小児の尿路に細菌が感染して、膀胱炎、腎盂腎炎などを起こす疾患
細菌性尿路感染症とは、小児の尿路の中に細菌が入り込んで感染し、炎症を起こす疾患。小児尿路感染症とも呼ばれます。
尿路は、腎盂(じんう)から尿管、膀胱(ぼうこう)へと続く尿の通り道です。細菌は例外的に血液の中を回って腎盂に直接入ることもありますが、尿の通る方向とは反対に、尿の出る尿道口から侵入した大腸菌が原因になることがほとんどです。
女児のほうが尿道が短いために細菌が入りやすいものの、まだ陰茎(ペニス)の先の亀頭部が包皮に包まれたままである男児の場合も、亀頭と包皮の間に垢(あか)がたまって細菌が入りやすい状態になっています。
何らかの理由で尿が逆流したり、停滞した状態が続くと、細菌が侵入したり繁殖しやすくなって感染を起こします。尿路に先天的な奇形があるために、尿路感染症を繰り返す場合もあります。
炎症が起きている尿路の部位によって、症状や経過が異なります。下部に炎症が起きている時は膀胱炎や尿道炎、上部に炎症が起きている時は腎盂腎炎が起こります。
膀胱炎では、尿が黄色くなる、においがする、尿の回数が増える、排尿時に痛みがある、残尿感があるなどの症状が起こります。発熱はほとんどみられません。
尿道炎では、排尿時に軽い痛みがありますが、多くは排尿不快感程度です。白みがかった粘液性のうみの混じった尿が出ることもあります。

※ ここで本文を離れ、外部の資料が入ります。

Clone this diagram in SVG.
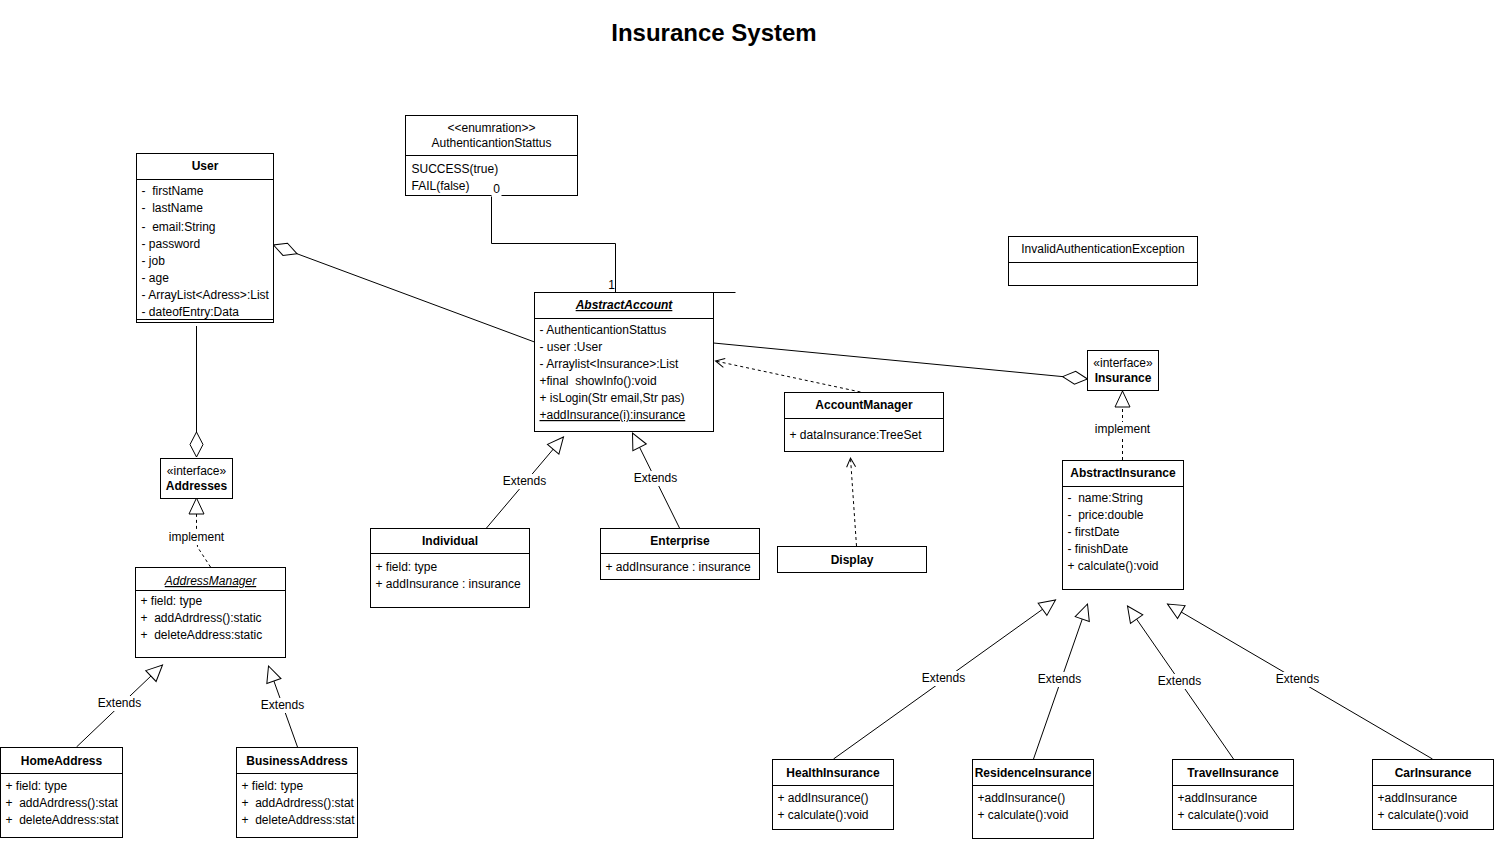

腎盂腎炎では、風邪の症状がないのに突然38・5℃以上の発熱がみられ、嘔吐(おうと)や下痢を伴うこともあります。腰痛、腎部痛を伴うこともあります。
風邪の症状がないのに発熱したり、排尿痛、頻尿、腰痛といった症状がある時は、細菌性尿路感染症が疑われますので、小児科を受診します。小児では無症状のことも多いのですが、夜間のおねしょ(夜尿症)や、昼間のお漏らし(昼間遺尿)によって気付くこともあります。
細菌性尿路感染症の検査と診断と治療
小児科の医師による診断では、尿検査を行い、細菌の有無、炎症の時に現れる細胞の有無を確認します。発熱がある場合は、血液検査で炎症の程度を調べ、腎盂腎炎か膀胱炎かを区別します。
尿路感染を繰り返す場合は、尿路で尿が停滞あるいは逆流するような構造的異常があることも考え、超音波検査、腎盂造影、排泄(はいせつ)性膀胱尿道造影などの画像検査を行います。
最近では、全く症状がなく、尿路に異常がないにもかかわらず、尿から常に細菌や白血球が見付かることがあり、無症候性細菌尿あるいは無症候性膿尿(のうにょう)と呼ばれています。これらは、学校健診時の検尿などで偶然発見されることがあります。
小児科の医師による治療では、原因となっている細菌に感受性を示す抗菌剤の内服、あるいは点滴静脈注射による使用を基本とします。一般に、膀胱炎なら抗菌剤の5~7日間の内服で治りますが、腎盂腎炎の場合には入院の上、抗菌剤の14日間の点滴を行います。
腎盂腎炎を繰り返すと、腎臓が障害されて、最終的に腎機能低下を来すため、早期発見、早期治療が重要となります。
尿路のどこかが狭い先天性水腎症や、膀胱の尿が尿管や腎盂に逆流する膀胱尿管逆流現象が原因で、尿路感染を繰り返す小児には、それらの先天的な奇形に対する手術を行うこともあります。
細菌性尿路感染症の再発予防としては、乳児のほとんどは便に含まれる大腸菌が尿路を逆上って発症しているので、大便が出たら早めにおむつを交換する、女児のおしりをふく時は前から後ろにふくように心掛けるなどに注意します。
また、尿の流れが滞ると細菌も繁殖しやすくなりますので、膀胱炎や腎盂腎炎にかかったら、十分に水分を補給してあげます。尿量が増えて尿がたくさん出ると、細菌も一緒に排出される効果があります。尿路感染症にかかっていなくても、水分を多めに与えると感染予防になります。